Slowly move the two droplets close to each other (same logic as before)

positive_filter = PositiveFilter()
negative_filter = NegativeFilter()

positiveforce = hoomd.md.force.Constant(filter=negative_filter)
negativeforce = hoomd.md.force.Constant(filter=positive_filter)
positiveforce.constant_force["A", "B"] = (0.05, 0, 0)
negativeforce.constant_force["A", "B"] = (-0.05, 0, 0)

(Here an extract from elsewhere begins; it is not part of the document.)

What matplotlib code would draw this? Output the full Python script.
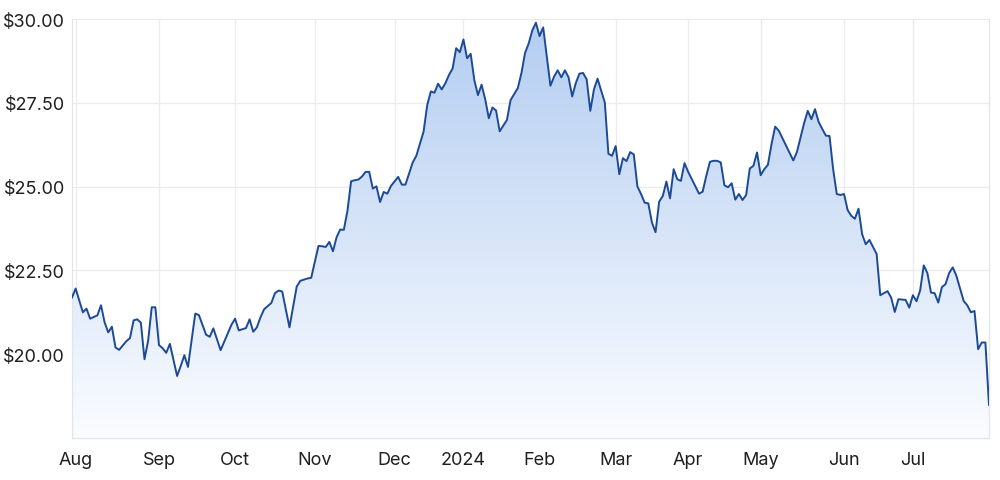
"""
Preço da ação em 12 meses (pregões da ASX), com preenchimento em degradê.
"""

import matplotlib.pyplot as plt
import numpy as np
import pandas as pd
from matplotlib.colors import LinearSegmentedColormap

# calendário de pregões (feriados da ASX no período)
feriados = [
    "2023-12-25", "2023-12-26", "2024-01-01", "2024-01-26",
    "2024-03-29", "2024-04-01", "2024-04-25", "2024-06-10",
]

datas = [
    "2023-07-31", "2023-08-01", "2023-08-03", "2023-08-04", "2023-08-07", "2023-08-09",
    "2023-08-10", "2023-08-11", "2023-08-14", "2023-08-15", "2023-08-16", "2023-08-17",
    "2023-08-21", "2023-08-22", "2023-08-23", "2023-08-24", "2023-08-25", "2023-08-28",
    "2023-08-29", "2023-08-30", "2023-08-31", "2023-09-01", "2023-09-04", "2023-09-05",
    "2023-09-06", "2023-09-08", "2023-09-11", "2023-09-12", "2023-09-13", "2023-09-15",
    "2023-09-18", "2023-09-20", "2023-09-21", "2023-09-22", "2023-09-26", "2023-09-29",
    "2023-10-02", "2023-10-03", "2023-10-05", "2023-10-06", "2023-10-09", "2023-10-10",
    "2023-10-11", "2023-10-12", "2023-10-16", "2023-10-17", "2023-10-18", "2023-10-19",
    "2023-10-23", "2023-10-25", "2023-10-26", "2023-10-30", "2023-10-31", "2023-11-01",
    "2023-11-02", "2023-11-03", "2023-11-06", "2023-11-07", "2023-11-08", "2023-11-09",
    "2023-11-10", "2023-11-13", "2023-11-14", "2023-11-15", "2023-11-16", "2023-11-17",
    "2023-11-20", "2023-11-21", "2023-11-22", "2023-11-23", "2023-11-24", "2023-11-27",
    "2023-11-28", "2023-11-29", "2023-11-30", "2023-12-04", "2023-12-05", "2023-12-06",
    "2023-12-08", "2023-12-11", "2023-12-13", "2023-12-14", "2023-12-15", "2023-12-18",
    "2023-12-19", "2023-12-20", "2023-12-21", "2023-12-22", "2023-12-27", "2023-12-28",
    "2023-12-29", "2024-01-02", "2024-01-03", "2024-01-04", "2024-01-05", "2024-01-08",
    "2024-01-09", "2024-01-10", "2024-01-11", "2024-01-12", "2024-01-15", "2024-01-16",
    "2024-01-18", "2024-01-19", "2024-01-23", "2024-01-24", "2024-01-25", "2024-01-29",
    "2024-01-30", "2024-01-31", "2024-02-01", "2024-02-02", "2024-02-06", "2024-02-07",
    "2024-02-08", "2024-02-09", "2024-02-12", "2024-02-13", "2024-02-14", "2024-02-15",
    "2024-02-16", "2024-02-19", "2024-02-20", "2024-02-21", "2024-02-22", "2024-02-23",
    "2024-02-27", "2024-02-28", "2024-02-29", "2024-03-01", "2024-03-04", "2024-03-05",
    "2024-03-06", "2024-03-07", "2024-03-08", "2024-03-11", "2024-03-12", "2024-03-13",
    "2024-03-14", "2024-03-15", "2024-03-18", "2024-03-19", "2024-03-20", "2024-03-21",
    "2024-03-22", "2024-03-25", "2024-03-26", "2024-03-27", "2024-03-28", "2024-04-02",
    "2024-04-05", "2024-04-08", "2024-04-09", "2024-04-10", "2024-04-11", "2024-04-12",
    "2024-04-15", "2024-04-16", "2024-04-17", "2024-04-18", "2024-04-19", "2024-04-22",
    "2024-04-23", "2024-04-24", "2024-04-26", "2024-04-29", "2024-04-30", "2024-05-01",
    "2024-05-02", "2024-05-03", "2024-05-06", "2024-05-07", "2024-05-08", "2024-05-14",
    "2024-05-15", "2024-05-17", "2024-05-20", "2024-05-21", "2024-05-22", "2024-05-23",
    "2024-05-24", "2024-05-27", "2024-05-28", "2024-05-29", "2024-05-30", "2024-05-31",
    "2024-06-03", "2024-06-04", "2024-06-05", "2024-06-06", "2024-06-07", "2024-06-11",
    "2024-06-12", "2024-06-13", "2024-06-17", "2024-06-18", "2024-06-20", "2024-06-21",
    "2024-06-24", "2024-06-25", "2024-06-26", "2024-06-27", "2024-06-28", "2024-07-01",
    "2024-07-02", "2024-07-03", "2024-07-04", "2024-07-05", "2024-07-08", "2024-07-09",
    "2024-07-10", "2024-07-11", "2024-07-12", "2024-07-15", "2024-07-16", "2024-07-17",
    "2024-07-18", "2024-07-19", "2024-07-22", "2024-07-23", "2024-07-24", "2024-07-25",
    "2024-07-26", "2024-07-29", "2024-07-30",
]

precos = [
    21.69, 21.96, 21.25, 21.36, 21.06, 21.16,
    21.46, 20.95, 20.65, 20.82, 20.20, 20.13,
    20.39, 20.48, 21.01, 21.04, 20.94, 19.85,
    20.40, 21.40, 21.40, 20.27, 20.18, 20.04,
    20.31, 19.35, 19.65, 19.97, 19.62, 21.21,
    21.17, 20.58, 20.52, 20.77, 20.12, 20.88,
    21.06, 20.71, 20.78, 21.04, 20.67, 20.80,
    21.10, 21.34, 21.53, 21.82, 21.90, 21.87,
    20.80, 22.02, 22.19, 22.26, 22.28, 22.76,
    23.23, 23.22, 23.20, 23.35, 23.07, 23.49,
    23.72, 23.71, 24.28, 25.16, 25.19, 25.21,
    25.30, 25.44, 25.44, 24.94, 25.01, 24.54,
    24.84, 24.79, 25.02, 25.29, 25.06, 25.06,
    25.72, 25.92, 26.64, 27.43, 27.84, 27.80,
    28.07, 27.90, 28.08, 28.33, 28.52, 29.13,
    29.01, 29.39, 28.83, 28.96, 28.18, 27.73,
    28.04, 27.61, 27.04, 27.36, 27.27, 26.65,
    26.99, 27.58, 27.94, 28.39, 28.99, 29.27,
    29.66, 29.89, 29.49, 29.75, 28.01, 28.28,
    28.47, 28.26, 28.47, 28.26, 27.69, 28.09,
    28.37, 28.39, 28.20, 27.26, 27.90, 28.22,
    27.51, 25.98, 25.92, 26.21, 25.37, 25.85,
    25.76, 26.03, 25.96, 25.00, 24.78, 24.52,
    24.50, 23.93, 23.64, 24.55, 24.72, 25.15,
    24.65, 25.52, 25.22, 25.17, 25.70, 25.44,
    24.79, 24.85, 25.32, 25.74, 25.77, 25.77,
    25.72, 25.04, 24.98, 25.10, 24.61, 24.78,
    24.60, 24.75, 25.54, 25.62, 26.02, 25.34,
    25.52, 25.65, 26.27, 26.79, 26.67, 25.78,
    26.03, 26.90, 27.26, 27.01, 27.31, 26.93,
    26.72, 26.52, 26.51, 25.52, 24.78, 24.75,
    24.78, 24.30, 24.13, 24.04, 24.34, 23.58,
    23.28, 23.41, 22.99, 21.76, 21.88, 21.69,
    21.26, 21.64, 21.63, 21.62, 21.39, 21.76,
    21.58, 21.90, 22.65, 22.42, 21.84, 21.82,
    21.54, 22.00, 22.09, 22.42, 22.59, 22.34,
    21.96, 21.59, 21.46, 21.25, 21.29, 20.15,
    20.35, 20.35, 18.49,
]

rotulos_meses = ["Aug", "Sep", "Oct", "Nov", "Dec", "2024",
                 "Feb", "Mar", "Apr", "May", "Jun", "Jul"]
ticks_preco = [20.0, 22.5, 25.0, 27.5, 30.0]

COR_LINHA = "#1c4a97"
COR_GRADE = "#e9ebef"
COR_TEXTO = "#1f1f1f"

plt.rcParams["font.family"] = ["Inter", "DejaVu Sans"]

pregoes = pd.bdate_range(datas[0], datas[-1], freq="C", holidays=feriados)
x = pregoes.get_indexer(pd.to_datetime(datas))
y = np.array(precos)

# primeiro pregão de cada mês (a partir de agosto)
serie_pregoes = pd.Series(np.arange(len(pregoes)), index=pregoes)
primeiros = serie_pregoes.groupby(pregoes.to_period("M")).first().values[1:]

fig = plt.figure(figsize=(10, 4.81), dpi=100)
ax = fig.add_axes([0.072, 0.0873, 0.917, 0.8711])

y_min, y_max = 17.5, 30.0

# degradê azul recortado pela área sob a linha
area = ax.fill_between(x, y, y_min, facecolor="none", edgecolor="none")
cmap = LinearSegmentedColormap.from_list("azul", ["#fbfcff", "#b3cdf1"])
gradiente = np.linspace(0, 1, 256).reshape(-1, 1)
img = ax.imshow(
    gradiente,
    cmap=cmap,
    origin="lower",
    aspect="auto",
    extent=[x.min(), x.max(), y_min, y_max],
    zorder=1,
)
caminho = area.get_paths()[0]
img.set_clip_path(caminho, transform=ax.transData)

ax.plot(x, y, color=COR_LINHA, linewidth=1.4, zorder=3)

ax.set_xlim(x.min(), x.max())
ax.set_ylim(y_min, y_max)

ax.set_yticks(ticks_preco)
ax.set_yticklabels([f"${v:.2f}" for v in ticks_preco])
ax.set_xticks(primeiros)
ax.set_xticklabels(rotulos_meses)

ax.grid(True, color=COR_GRADE, linewidth=0.9, zorder=0)
ax.set_axisbelow(True)
ax.tick_params(axis="both", length=0, labelsize=13, colors=COR_TEXTO)
ax.tick_params(axis="y", pad=5)
ax.tick_params(axis="x", pad=9)

for lado in ["left", "bottom", "right"]:
    ax.spines[lado].set_color("#e2e4e8")
    ax.spines[lado].set_linewidth(0.9)
ax.spines["top"].set_visible(False)

fig.savefig("out.png", dpi=100)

integrator_lj.forces.append(positiveforce)
integrator_lj.forces.append(negativeforce)
sim.run(400000)

print("Approaching completed!")

Save Final State

From the above code, the particles are arranged well after gaussian warm up but after lennard jones the output file opened in ovito shows some groupism between particles but not overlapping and huge gaps in between each each groupism .How to reduce it. I USD the same gaussian and lennard jones parameter for 5000 particle but they were placed well so I think the parameters are good enough and I increased box sizes for 10000 particle than 5000 particle. i generated initial structure for 5000 parcile but having problem with this 10000 particle. i want to avoid those gaps in the 10000 particle how to do it?

[joaander]

Your code is very long and not well formatted. This makes it very hard to read. See https://docs.github.com/en/get-started/writing-on-github/getting-started-with-writing-and-formatting-on-github to learn how to format your posts.

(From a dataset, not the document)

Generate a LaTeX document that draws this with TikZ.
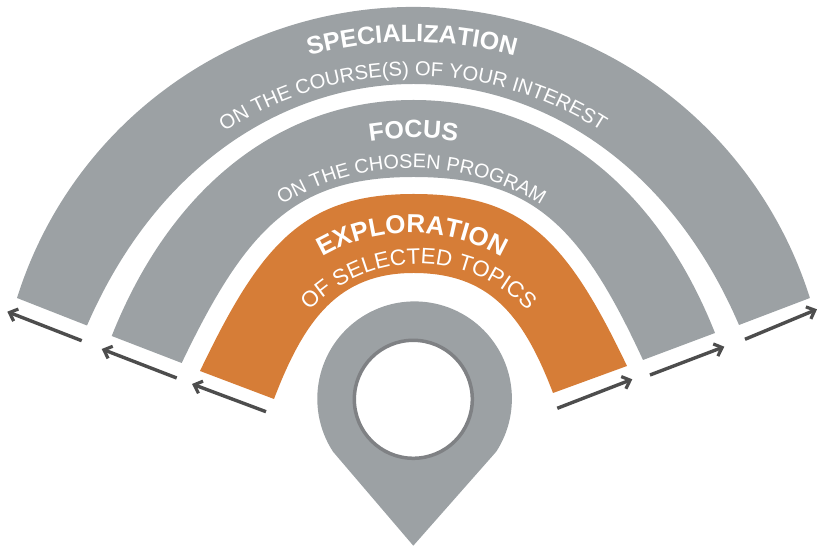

If I understand it correctly, you place particles near each other randomly, push them apart with a repulsive potential, and then continue the simulation with an attractive potential. If this is the case, I would expect small aggregates to form initially. Depending on the size of your simulation box and the diffusion rates of the particles, it could require 10's of millions to many billions (or more) steps to form a single aggregate. Note that Brownian integration will have the slowest diffusion rate of all the integration methods.

This discussion board is to answer questions regarding the technical details of using HOOMD-blue. You should work with your advisor on questions related to your simulation outcomes and how those relate to your research goals.